Business segment results are determined based upon our management reporting system, which assigns balance sheet and income
statement items to each of the business segments. The process is designed around our organizational and management structure and,
accordingly, the results derived are not necessarily comparable with similar information published by other financial institutions.
Revenue Sharing
Revenue is recorded in the business segment responsible for the related product or service. Fee sharing is recorded to allocate
portions of such revenue to other business segments involved in selling to, or providing service to, customers. Results of operations
for the business segments reflect these fee sharing allocations.
Expense Allocation
The management accounting process that develops the business segment reporting utilizes various estimates and allocation
methodologies to measure the performance of the business segments. Expenses are allocated to business segments using a two-phase
approach. The first phase consists of measuring and assigning unit costs (activity-based costs) to activities related to product
origination and servicing. These activity-based costs are then extended, based on volumes, with the resulting amount allocated to
business segments that own the related products. The second phase consists of the allocation of overhead costs to all four business
segments from Treasury / Other. We utilize a full-allocation methodology, where all Treasury / Other expenses, except those related
to our insurance business, reported Significant Items (except for the goodwill impairment), and a small amount of other residual
unallocated expenses, are allocated to the four business segments.

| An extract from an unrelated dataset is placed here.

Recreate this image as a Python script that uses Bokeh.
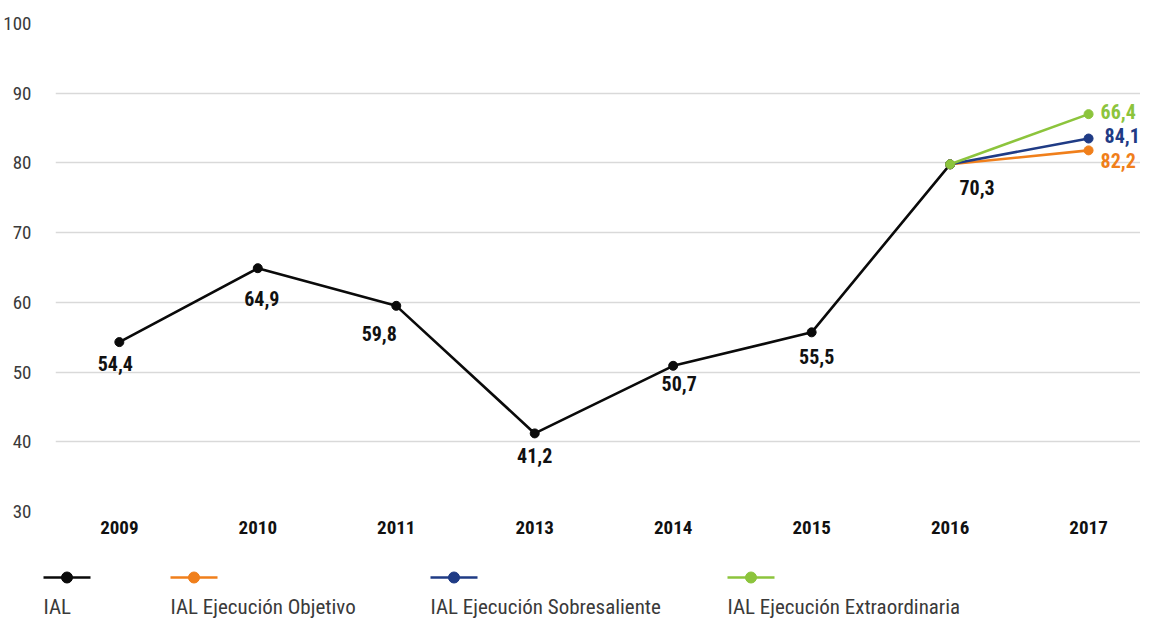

Funds Transfer Pricing (FTP)
We use an active and centralized FTP methodology to attribute appropriate income to the business segments. The intent of the
FTP methodology is to transfer interest rate risk from the business segments by providing matched duration funding of assets and
liabilities. The result is to centralize the financial impact, management, and reporting of interest rate risk in the Treasury / Other
function where it can be centrally monitored and managed. The Treasury / Other function charges (credits) an internal cost of funds
for assets held in (or pays for funding provided by) each business segment. The FTP rate is based on prevailing market interest rates
for comparable duration assets (or liabilities).